Reducing Collective Quantum State Rotation Errors with Reversible Dephasing

TL;DR

This paper demonstrates that reversible dephasing can significantly reduce collective quantum state rotation errors, enabling enhanced spin state measurements and entanglement generation in a large atomic ensemble.

Contribution

The authors show that inhomogeneous broadening-based reversible dephasing effectively suppresses rotation errors, leading to improved quantum measurement precision and entanglement.

Findings

Rotation errors suppressed by over 21 dB

Spin state populations resolved 13 dB below quantum projection noise

Achieved 9.5 dB spectroscopic enhancement (squeezing)

Abstract

We demonstrate that reversible dephasing via inhomogeneous broadening can greatly reduce collective quantum state rotation errors, and observe the suppression of rotation errors by more than 21 dB in the context of collective population measurements of the spin states of an ensemble of $2.1 \times 10^5$ laser cooled and trapped $^{87}$Rb atoms.
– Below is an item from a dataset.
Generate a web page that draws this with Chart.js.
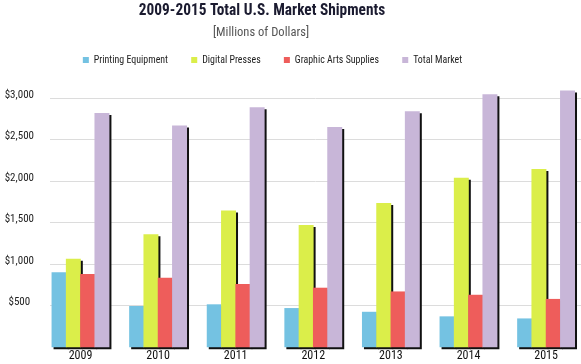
<!DOCTYPE html>
<html>
<head>
<meta charset="utf-8">
<script src="https://cdn.jsdelivr.net/npm/chart.js@4.4.1/dist/chart.umd.min.js"></script>
<style>
  html, body { margin: 0; padding: 0; background: #ffffff; overflow: hidden; }
  #wrap { position: relative; width: 581px; height: 364px; }
</style>
</head>
<body>
<div id="wrap"><canvas id="c" width="581" height="364"></canvas></div>
<script>
// ---- data ----
const years = ['2009', '2010', '2011', '2012', '2013', '2014', '2015'];
const printingEquipment = [900, 495, 515, 470, 425, 370, 345];
const digitalPresses = [1065, 1360, 1645, 1470, 1735, 2040, 2145];
const graphicArtsSupplies = [880, 835, 760, 715, 670, 630, 580];
const totalMarket = [2820, 2670, 2890, 2650, 2840, 3045, 3090];
const seriesNames = ['Printing Equipment', 'Digital Presses', 'Graphic Arts Supplies', 'Total Market'];
const yTickValues = [500, 1000, 1500, 2000, 2500, 3000];
const titleText = '2009-2015 Total U.S. Market Shipments';
const subtitleText = '[Millions of Dollars]';

const FONT = "'Liberation Sans Narrow', 'Roboto Condensed', 'Liberation Sans', Arial, sans-serif";
const colors = ['#74c2e2', '#dbee4a', '#ee5d5b', '#c8b6d8'];

// draw the bar datasets left-to-right so each bar covers the drop shadow of the one before it
const shadowOrder = {
  id: 'shadowOrder',
  beforeDatasetsDraw(chart) {
    const ctx = chart.ctx;
    ctx.save();
    ctx.shadowColor = '#111111';
    ctx.shadowBlur = 0;
    ctx.shadowOffsetX = 2;
    ctx.shadowOffsetY = 2;
    for (let i = 0; i < chart.data.datasets.length; i++) {
      const meta = chart.getDatasetMeta(i);
      if (!meta.hidden) meta.controller.draw();
    }
    ctx.restore();
    return false;
  }
};

// slightly condense the header boxes horizontally (the reference typeface is very narrow)
const condense = {
  id: 'condense',
  beforeDraw(chart) {
    chart.boxes.forEach((box) => {
      if (box._condensed) return;
      let cfg = null;
      if (box === chart.legend) cfg = { sx: 0.86, dx: 2 };
      else if (box.options && box.options.text === titleText) cfg = { sx: 0.93, dx: -8.5 };
      else if (box.options && box.options.text === subtitleText) cfg = { sx: 0.93, dx: -9.5 };
      if (!cfg) return;
      const orig = box.draw;
      box.draw = function (...args) {
        const ctx = chart.ctx;
        const cx = (this.left + this.right) / 2;
        ctx.save();
        ctx.translate(cx + cfg.dx, 0);
        ctx.scale(cfg.sx, 1);
        ctx.translate(-cx, 0);
        orig.apply(this, args);
        ctx.restore();
      };
      box._condensed = true;
    });
  }
};

const allSeries = [printingEquipment, digitalPresses, graphicArtsSupplies, totalMarket];

new Chart(document.getElementById('c'), {
  type: 'bar',
  data: {
    labels: years,
    datasets: allSeries.map((d, i) => ({
      label: seriesNames[i],
      data: d,
      backgroundColor: colors[i],
      borderWidth: 0,
      barThickness: 14.3
    }))
  },
  plugins: [shadowOrder, condense],
  options: {
    responsive: false,
    animation: false,
    layout: { padding: { left: -40, right: 0, top: 0, bottom: 0.2 } },
    plugins: {
      title: {
        display: true,
        text: titleText,
        color: '#1b1b30',
        font: { family: FONT, size: 16.5, weight: 'bold' },
        padding: { top: 1, bottom: 0 }
      },
      subtitle: {
        display: true,
        text: subtitleText,
        color: '#555555',
        font: { family: FONT, size: 13.5 },
        padding: { top: 4, bottom: -13.75 }
      },
      legend: {
        display: true,
        position: 'top',
        labels: {
          boxWidth: 7,
          boxHeight: 6,
          padding: 27,
          color: '#222222',
          font: { family: FONT, size: 11.5 }
        }
      },
      tooltip: { enabled: false }
    },
    scales: {
      x: {
        type: 'linear',
        min: 2008.607,
        max: 2015.45,
        offset: false,
        grid: { display: false, drawTicks: false },
        border: { display: false },
        ticks: {
          stepSize: 1,
          includeBounds: false,
          autoSkip: false,
          maxRotation: 0,
          padding: 1,
          color: '#111111',
          font: { family: FONT, size: 12 },
          callback: (v) => String(v)
        }
      },
      y: {
        min: 0,
        max: 3272,
        border: { display: false },
        grid: {
          drawTicks: false,
          color: (c) => (c.tick && c.tick.value === 0) ? 'rgba(0,0,0,0)' : '#dcdcdc',
          lineWidth: 1
        },
        afterBuildTicks: (s) => {
          s.ticks = [0].concat(yTickValues).map(v => ({ value: v }));
        },
        ticks: {
          crossAlign: 'center',
          padding: 16,
          labelOffset: -3.5,
          color: '#222222',
          font: { family: FONT, size: 11 },
          callback: (v) => v === 0 ? '' : '$' + v.toLocaleString('en-US')
        },
        afterFit: (s) => { s.width = 90; s.paddingTop = 0; s.paddingBottom = 0; }
      }
    }
  }
});
</script>
</body>
</html>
The large reduction in rotation noise enables direct resolution of spin state populations 13(1) dB below the fundamental quantum projection noise limit. Further, the spin state measurement projects the system into an entangled state with 9.5(5) dB of directly observed spectroscopic enhancement (squeezing) relative to the standard quantum limit, whereas no enhancement would have been obtained without the suppression of rotation errors.